Is AI regulation beginning to suffer from backlash? Could be. Sultan and I report on a very plausible Republican plan to attack the Biden AI executive order on the ground that its main enforcement mechanism, the Defense Production Act, simply doesn’t authorize the measures the order calls for.

In other Big Tech regulation, Maury Shenk explains the EU’s application of the Digital Markets Act to tech companies like Apple and Google. Apple isn’t used to being treated like just another tech company, and its contemptuous response to the EU’s rules for its app market could easily spur regulatory sanctions. Looking at Apple’s proposed compliance with the California court ruling in the Epic case and the European Digital Market Act, Mark says it’s time to think about price regulating mobile app stores.

Even handing out big checks to technology companies turns out to be harder than it first sounds. Sultan and I talk about the slow pace of payments to chip makers, and the political imperative to get the deals done before November (and probably before March).

Senator Ron Wyden, D-Ore. is still flogging NSA and the danger of government access to personal data. This time, he’s on about NSA’s purchases of commercial data. So far, so predictable. But he’s also misrepresenting the facts by claiming flatly that NSA buys domestic metadata, ignoring NSA’s clear statement that the metadata it buys is “domestic” only in the sense that it covers communications with one end inside the country. Communications with foreign countries that flow into and out of the U.S. have long been considered appropriate foreign intelligence targets, as witness the current debate over FISA section 702.

Maury and I review a Jim Dempsey’s effort to construct a liability regime for insecure software. His proposal looks reasonable, but Maury reminds me that he and I produced something similar twenty years ago, that is still not even close to adoption anywhere in the U.S.

I can’t help but rant about Amazon’s arrogant, virtue-signaling, and customer-hating decision to drop a feature that makes it easy for Ring doorbell users to share their videos with the police. Whose data is it, anyway, Amazon? Sadly, I’m afraid we know the answer.

It looks as though there’s only one place where hasty, ill-conceived tech regulation is being rolled back. China. Maury reports on China’s decision to  roll back video game regulations, to fire its video game regulator, and to start approving new games at a rapid clip—though only after a regulatory crackdown had knocked more than $60 billion off the value of its industry.
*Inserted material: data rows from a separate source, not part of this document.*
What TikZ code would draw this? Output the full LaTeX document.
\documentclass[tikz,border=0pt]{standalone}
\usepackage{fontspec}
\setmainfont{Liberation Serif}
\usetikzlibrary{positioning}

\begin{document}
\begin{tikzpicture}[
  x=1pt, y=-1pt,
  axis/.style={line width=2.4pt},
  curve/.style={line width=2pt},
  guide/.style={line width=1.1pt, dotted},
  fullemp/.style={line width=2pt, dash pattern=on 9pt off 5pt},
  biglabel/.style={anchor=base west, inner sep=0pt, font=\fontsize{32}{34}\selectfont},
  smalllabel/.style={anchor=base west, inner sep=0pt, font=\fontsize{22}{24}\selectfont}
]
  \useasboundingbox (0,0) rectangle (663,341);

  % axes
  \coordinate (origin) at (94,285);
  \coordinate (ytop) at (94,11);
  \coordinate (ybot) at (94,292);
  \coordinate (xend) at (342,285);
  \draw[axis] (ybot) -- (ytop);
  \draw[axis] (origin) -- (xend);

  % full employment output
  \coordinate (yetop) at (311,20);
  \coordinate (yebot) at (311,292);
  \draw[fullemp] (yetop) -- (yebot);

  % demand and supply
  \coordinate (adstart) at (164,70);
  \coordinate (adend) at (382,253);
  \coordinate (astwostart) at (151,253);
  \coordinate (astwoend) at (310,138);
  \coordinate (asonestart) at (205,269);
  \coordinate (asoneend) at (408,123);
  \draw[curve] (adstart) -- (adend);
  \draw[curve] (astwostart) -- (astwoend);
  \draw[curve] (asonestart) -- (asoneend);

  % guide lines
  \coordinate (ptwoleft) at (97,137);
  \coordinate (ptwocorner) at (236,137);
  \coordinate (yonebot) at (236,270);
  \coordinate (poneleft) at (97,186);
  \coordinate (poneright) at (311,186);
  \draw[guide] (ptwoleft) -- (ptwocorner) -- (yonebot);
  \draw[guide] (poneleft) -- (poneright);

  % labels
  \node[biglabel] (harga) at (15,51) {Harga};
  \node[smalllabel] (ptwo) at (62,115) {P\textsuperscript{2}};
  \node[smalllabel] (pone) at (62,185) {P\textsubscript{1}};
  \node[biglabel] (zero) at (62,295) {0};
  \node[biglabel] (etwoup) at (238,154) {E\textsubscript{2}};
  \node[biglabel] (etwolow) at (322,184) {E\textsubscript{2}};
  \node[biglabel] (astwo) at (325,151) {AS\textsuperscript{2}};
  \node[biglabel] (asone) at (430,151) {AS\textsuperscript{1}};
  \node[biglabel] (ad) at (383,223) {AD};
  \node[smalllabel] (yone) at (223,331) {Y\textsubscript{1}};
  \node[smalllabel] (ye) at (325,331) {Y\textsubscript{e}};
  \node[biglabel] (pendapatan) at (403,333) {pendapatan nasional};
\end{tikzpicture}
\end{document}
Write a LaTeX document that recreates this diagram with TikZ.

We close the news roundup with a few quick hits:

Finally, as a listener bonus, we hear from Rob Silvers, Under Secretary for Policy at the Department of Homeland Security and Chair of the Cyber Safety Review Board (CSRB). Under Rob’s leadership, DHS has proposed legislation to give the CSRB a legislative foundation. The Senate homeland security committee recently held a hearing about that idea. Rob wasn’t invited, so we asked him to come on the podcast to respond to issues that the hearing raised – conflicts of interest, subpoena power, choosing the incidents to investigate, and more.